German ruling against violation of GPL software license

By EDRi · April 21, 2004

A district court in Munich, Germany granted a preliminary injunction against Sitecom Germany GmbH for violating a GNU General Public License (GPL).

Sitecom is offering a wireless access router product based on software developed by the netfilter/iptables project and licensed under GPL. The GPL offers a free license to software, but requires any re-distributor to provide the full source code. The GNU GPL is commonly used for many free software projects, such as the Linux Operating System Kernel.

According to the court, Sitecom did not fulfil the obligations imposed by the GNU General Public License covering the netfilter/iptables software. In particular, Sitecom did not make any source code offering or include the GPL license terms within their products.

Following a warning notice, Sitecom refused to sign a declaration to cease and desist. The netfilter/iptables project asked the court for a preliminary injunction, banning Sitecom from distributing its product, or comply with all obligations imposed by the public license.

In their press release Netfilter cite their representative, Dr. Till Jaeger, partner of the Berlin and Munich based law firm JBB Rechtsanwaelte. “To my knowledge, this is the first case in which a judicial decision has been decreed on the applicability and the validity of the GNU GPL”.

Usually disputes about public licenses are solved behind closed doors. According to Eben Moglen, co-author of the GPL with Richard Stallman, preventing such enforcement costs was one of the leading concepts behind the license.

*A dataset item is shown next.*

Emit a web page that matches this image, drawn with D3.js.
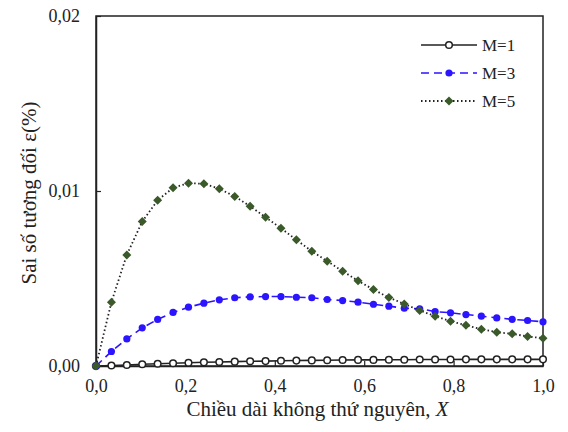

“I hear quite often that my license has not been tested in court. This puzzles me. It is, because of the structure of my license, the defendant’s obligation affirmatively to plead it, if she wants to. After all, if she is distributing, it is either without license, in which case my license doesn’t get tested – there’s an unlicensed distribution going on and it’s enjoinable – or the license is pled by the other side… how interesting. There, if I may put it to you briefly, is the trick. That’s how it was done. That’s how an enormous commons came into existence throughout the world, not just with zero cost of goods and movement and sales, but with near zero cost of enforcement.”